Once it processed the options it will remove them from @ARGV
. (Both the option name and the option value will be removed.)
Any other, non-affiliated values on the command line will
stay in @ARGV
. Hence if we add Data::Dumper to our script and
use that to print the content of @ARGV
at the end (print Dumper \@ARGV
) as in this script:
use strict;
use warnings;
use 5.010;
use Getopt::Long qw(GetOptions);
use Data::Dumper;
my $debug;
my $source_address = 'Maven';
GetOptions(
'from=s' => \$source_address,
'debug' => \$debug,
) or die "Usage: $0 --debug --from NAME\n";
say $debug ? 'debug' : 'no debug';
if ($source_address) {
say $source_address;
}
print Dumper \@ARGV;
We get the following results:
$ perl files/cli.pl -f Foo -d file1.txt file2.txt
debug
Foo
$VAR1 = [
'file1.txt',
'file2.txt'
];
After processing the options, file1.txt
and file2.txt
were left in @ARGV
. We can now do whatever we want
with them, for example we can iterate over the @ARGV
array using foreach
.
Advanced
Getopt::Long has tons of other options.
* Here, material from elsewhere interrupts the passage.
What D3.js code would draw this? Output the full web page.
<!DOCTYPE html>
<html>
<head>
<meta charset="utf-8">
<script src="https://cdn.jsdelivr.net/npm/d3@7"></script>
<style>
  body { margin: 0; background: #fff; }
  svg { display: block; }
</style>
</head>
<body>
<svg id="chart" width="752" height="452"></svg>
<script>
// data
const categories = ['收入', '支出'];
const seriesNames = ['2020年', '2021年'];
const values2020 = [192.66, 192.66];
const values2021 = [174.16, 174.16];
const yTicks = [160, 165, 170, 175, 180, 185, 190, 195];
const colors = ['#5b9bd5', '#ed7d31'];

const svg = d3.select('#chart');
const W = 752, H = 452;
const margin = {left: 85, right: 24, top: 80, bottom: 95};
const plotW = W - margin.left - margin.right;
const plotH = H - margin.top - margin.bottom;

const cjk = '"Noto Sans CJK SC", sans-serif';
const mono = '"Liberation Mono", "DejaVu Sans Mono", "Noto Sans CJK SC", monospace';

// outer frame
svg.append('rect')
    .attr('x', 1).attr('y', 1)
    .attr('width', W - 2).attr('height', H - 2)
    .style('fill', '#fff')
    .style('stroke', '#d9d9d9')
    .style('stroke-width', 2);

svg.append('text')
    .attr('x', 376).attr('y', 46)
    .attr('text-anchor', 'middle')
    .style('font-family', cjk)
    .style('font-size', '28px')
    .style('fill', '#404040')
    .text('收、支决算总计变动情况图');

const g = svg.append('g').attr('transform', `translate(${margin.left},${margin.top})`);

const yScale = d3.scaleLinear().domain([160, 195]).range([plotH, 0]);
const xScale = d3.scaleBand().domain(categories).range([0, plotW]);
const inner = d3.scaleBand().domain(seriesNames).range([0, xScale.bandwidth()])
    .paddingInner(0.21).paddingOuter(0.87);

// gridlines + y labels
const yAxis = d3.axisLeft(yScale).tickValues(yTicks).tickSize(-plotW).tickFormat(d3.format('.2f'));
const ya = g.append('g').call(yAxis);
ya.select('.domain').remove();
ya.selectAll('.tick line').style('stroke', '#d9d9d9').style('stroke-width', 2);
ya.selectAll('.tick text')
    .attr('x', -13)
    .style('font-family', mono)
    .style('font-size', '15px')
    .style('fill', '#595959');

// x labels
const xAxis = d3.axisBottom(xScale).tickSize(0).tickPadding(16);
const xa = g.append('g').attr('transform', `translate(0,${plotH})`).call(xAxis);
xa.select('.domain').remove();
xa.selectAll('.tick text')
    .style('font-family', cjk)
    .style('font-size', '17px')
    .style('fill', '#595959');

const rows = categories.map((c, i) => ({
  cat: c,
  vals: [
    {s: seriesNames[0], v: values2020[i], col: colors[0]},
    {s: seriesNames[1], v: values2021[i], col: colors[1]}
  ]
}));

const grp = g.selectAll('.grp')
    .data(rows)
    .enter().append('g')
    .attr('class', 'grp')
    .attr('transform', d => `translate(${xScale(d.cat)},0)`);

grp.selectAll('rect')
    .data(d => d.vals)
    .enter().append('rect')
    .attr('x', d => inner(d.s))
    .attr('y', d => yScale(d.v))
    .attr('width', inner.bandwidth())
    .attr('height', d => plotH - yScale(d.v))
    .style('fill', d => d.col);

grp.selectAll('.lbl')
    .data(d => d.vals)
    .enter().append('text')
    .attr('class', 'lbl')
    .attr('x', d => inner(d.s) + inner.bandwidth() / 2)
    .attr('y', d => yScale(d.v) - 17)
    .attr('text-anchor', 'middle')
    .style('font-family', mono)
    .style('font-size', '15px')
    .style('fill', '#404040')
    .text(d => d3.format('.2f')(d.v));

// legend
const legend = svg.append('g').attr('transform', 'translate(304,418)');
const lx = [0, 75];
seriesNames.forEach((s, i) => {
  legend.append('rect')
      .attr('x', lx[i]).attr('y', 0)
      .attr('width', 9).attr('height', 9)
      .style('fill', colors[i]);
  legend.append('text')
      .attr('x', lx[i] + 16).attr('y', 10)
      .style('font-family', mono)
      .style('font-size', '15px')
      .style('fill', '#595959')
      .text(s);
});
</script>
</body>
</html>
You might want to check out the documentation.
There are also other solutions, for example if you are using Moo for light-weight object oriented programming, you could take a look at MooX::Options explained in a number of advanced articles: for example Switching to Moo - adding command line parameters and Writing Command line scripts and accepting command line parameters using Moo.
Comments
What happens if I have the following code:
use strict; use warnings; use 5.010; use Getopt::Long qw(GetOptions);
my $source_address; my $dest_address;
GetOptions('from=s' => $source_address, 'to=s' => $dest_address) or die "Usage: $0 --from NAME --to NAME\n"; if ($source_address) { say $source_address; }
if ($dest_address) { say $dest_address; } And I use a command like (where I forgot to enter the second option:
perl sample-perl.pl --from nyc lon Output will be: nyc
How can I enforce that when there is an additional string at the end, it is detected and an error is displayed.
Check if there is any leftover values in @ARGV after you called GetOptions.
Yes. That did the trick. Thanks.
my $res = GetOptions ("change-directory | cd! " => $changedir)
what does the above key indicates??